I begin every first lesson with a full explanation and demonstration of what I consider a good singing breath. I advocate listening to the sound the air makes as it passes down your throat. One should hear 'ah' or 'aw', never 'ih'. The latter sound means that the singer is not allowing the larynx to relax with the inhalation. When one inhales with the 'ah' or 'aw' sound in the air passage, one gets a deep breath and allows the larynx to relax.

To me, Ça va sans dire. The deep relaxing breath solves a multitude of vocal problems. Rather than try to solve each problem separately, this kind of breath is a panacea, a way to breath and sing with flexibility and ease.

One student of mine, who had worked with me for only a year when I had to close my New York and New Jersey studios, told me that she was studying with a new voice teacher who 'taught just like you do!' When she sang for me, all the work we had done together was lost. She was right back where she started. I asked her what her new teacher had said about breathing, since hers had deteriorated radically since I last had heard her. She told me that after several lessons she asked him why he had never mentioned breathing to her. He answered, "I never will'. I ask you!

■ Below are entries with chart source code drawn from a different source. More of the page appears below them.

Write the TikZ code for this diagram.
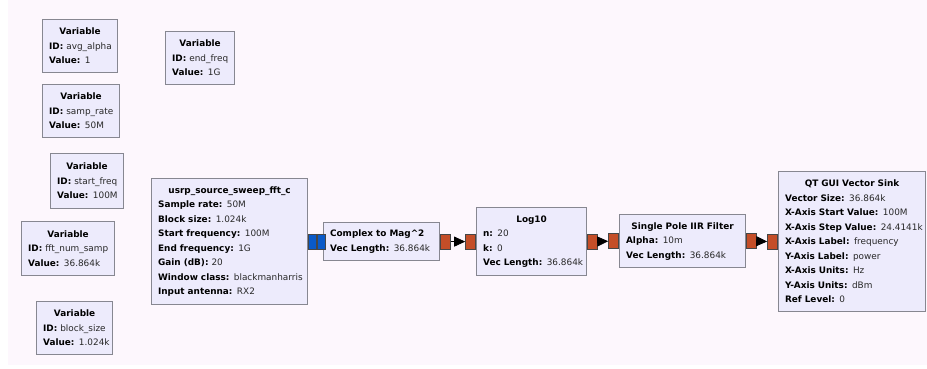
\documentclass[tikz,border=0pt]{standalone}
\usepackage{fontspec}
\setmainfont{DejaVu Sans}
\usepackage{tikz}
\usetikzlibrary{arrows.meta}
\definecolor{bgpink}{RGB}{253,247,253}
\definecolor{blockfill}{RGB}{237,235,252}
\definecolor{blockedge}{RGB}{135,135,145}
\definecolor{portedge}{RGB}{70,70,70}
\definecolor{portred}{RGB}{196,78,40}
\definecolor{portblue}{RGB}{10,90,200}
\definecolor{valgray}{RGB}{40,40,40}
\newcommand{\blktitle}[1]{\makebox[\linewidth][c]{\bfseries #1}}
\newcommand{\prm}[2]{\mbox{\textbf{#1:} \textcolor{valgray}{#2}}}

\begin{document}
\begin{tikzpicture}[x=1pt,y=-1pt,
    block/.style={draw=blockedge,line width=1.2pt,fill=blockfill,anchor=north west,
      inner xsep=6.5pt,inner ysep=0pt,align=left,
      font=\fontsize{8.9}{14.5}\selectfont},
    port/.style={draw=portedge,line width=0.8pt,minimum height=15pt,inner sep=0pt},
    rport/.style={port,fill=portred,minimum width=10pt},
    bport/.style={port,fill=portblue,minimum width=8pt},
    link/.style={-{Triangle[length=11pt,width=10pt]},line width=0.8pt}]
  \useasboundingbox (0,0) rectangle (927,369);
  \fill[bgpink] (8,0) rectangle (927,365);

  % variables
  \node[block,text width=62pt,minimum height=53pt] (varavg) at (42,19)
    {\blktitle{Variable}\\ \prm{ID}{avg\_alpha}\\ \prm{Value}{1}};
  \node[block,text width=56pt,minimum height=53pt] (varend) at (165,31)
    {\blktitle{Variable}\\ \prm{ID}{end\_freq}\\ \prm{Value}{1G}};
  \node[block,text width=64pt,minimum height=53pt] (varsamp) at (42,84)
    {\blktitle{Variable}\\ \prm{ID}{samp\_rate}\\ \prm{Value}{50M}};
  \node[block,text width=60pt,minimum height=55pt] (varstart) at (50,153)
    {\blktitle{Variable}\\ \prm{ID}{start\_freq}\\ \prm{Value}{100M}};
  \node[block,text width=80pt,minimum height=54pt] (varfft) at (21,221)
    {\blktitle{Variable}\\ \prm{ID}{fft\_num\_samp}\\ \prm{Value}{36.864k}};
  \node[block,text width=63pt,minimum height=53pt] (varblock) at (36,301)
    {\blktitle{Variable}\\ \prm{ID}{block\_size}\\ \prm{Value}{1.024k}};

  % flow graph
  \node[block,text width=143pt,minimum height=126pt] (usrp) at (151,178)
    {\blktitle{usrp\_source\_sweep\_fft\_c}\\ \prm{Sample rate}{50M}\\
     \prm{Block size}{1.024k}\\ \prm{Start frequency}{100M}\\
     \prm{End frequency}{1G}\\ \prm{Gain (dB)}{20}\\
     \prm{Window class}{blackmanharris}\\ \prm{Input antenna}{RX2}};
  \node[block,text width=103pt,minimum height=38pt] (c2mag) at (323,222)
    {\mbox{\bfseries Complex to Mag\textasciicircum{}2}\\ \prm{Vec Length}{36.864k}};
  \node[block,text width=97pt,minimum height=68pt] (logten) at (476,207)
    {\blktitle{Log10}\\ \prm{n}{20}\\ \prm{k}{0}\\ \prm{Vec Length}{36.864k}};
  \node[block,text width=113pt,minimum height=53pt] (iir) at (619,214)
    {\blktitle{Single Pole IIR Filter}\\ \prm{Alpha}{10m}\\ \prm{Vec Length}{36.864k}};
  \node[block,text width=134pt,minimum height=140pt] (vsink) at (778,171)
    {\blktitle{QT GUI Vector Sink}\\ \prm{Vector Size}{36.864k}\\
     \prm{X-Axis Start Value}{100M}\\ \prm{X-Axis Step Value}{24.4141k}\\
     \prm{X-Axis Label}{frequency}\\ \prm{Y-Axis Label}{power}\\
     \prm{X-Axis Units}{Hz}\\ \prm{Y-Axis Units}{dBm}\\ \prm{Ref Level}{0}};

  % ports
  \node[bport,anchor=west] (usrpout) at (usrp.east) {};
  \node[bport,anchor=west] (c2magin) at (usrpout.east) {};
  \node[rport,anchor=west] (c2magout) at (c2mag.east) {};
  \node[rport,anchor=east] (login) at (logten.west) {};
  \node[rport,anchor=west] (logout) at (logten.east) {};
  \node[rport,anchor=east] (iirin) at (iir.west) {};
  \node[rport,anchor=west] (iirout) at (iir.east) {};
  \node[rport,anchor=east] (sinkin) at (vsink.west) {};

  \draw[link] (c2magout) -- (login);
  \draw[link] (logout) -- (iirin);
  \draw[link] (iirout) -- (sinkin);
\end{tikzpicture}
\end{document}
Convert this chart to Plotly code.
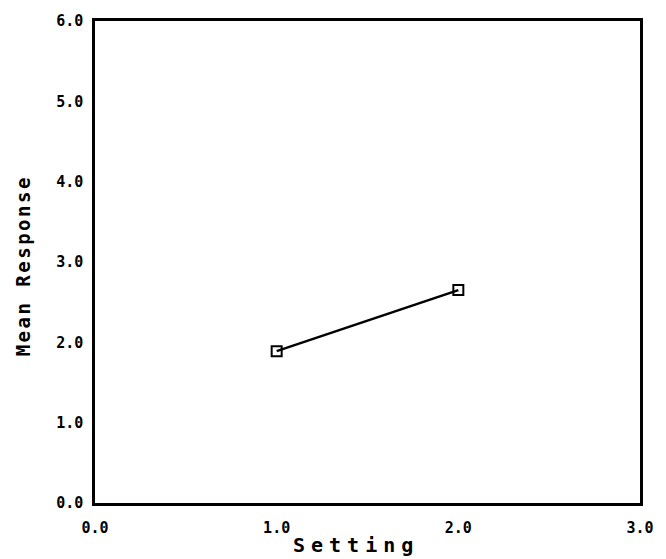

We discussed how teachers are hired by music schools. Often it is on the basis of having had a career in opera or concert singing. Does anyone ever ask to see the person actually teach a lesson? Many fine singers make rotten teachers, simply because while they know how they sing, present them with a student who has problems, and they are lost as to how to solve them.

I find that as soon as a student learns how to take a deep, open breath, and the larynx relaxes, ten other problems disappear at once. It's not magic, it's technique.

Someone once said: 'Art is the emotion expressed on the technique'. This is true if one is a painter, a dancer, or a singer. Without a good technical background, the most beautiful voice will have a short career. Wonderful singers who had to face this problem include Renata Tebaldi and Renata Scotto. They both started with extraordinary voices that simply didn't hold up. I heard each of them scream out a high note on the stage of the Met toward the end of their careers.

My friend and I agreed that a woman's voice has a harder time stabilizing after menopause than a man's voice at the same age. Régine Crespin for instance, after having had a long career as a dramatic soprano, and, on experiencing some difficulties in her vocal range, after some time off, retooled, came back and had a long career as a mezzo. Not everyone is this wise.

We agreed that as the voice matures, very often the singer, either male or female, may need to change their repertoire to fit the current state of their instrument.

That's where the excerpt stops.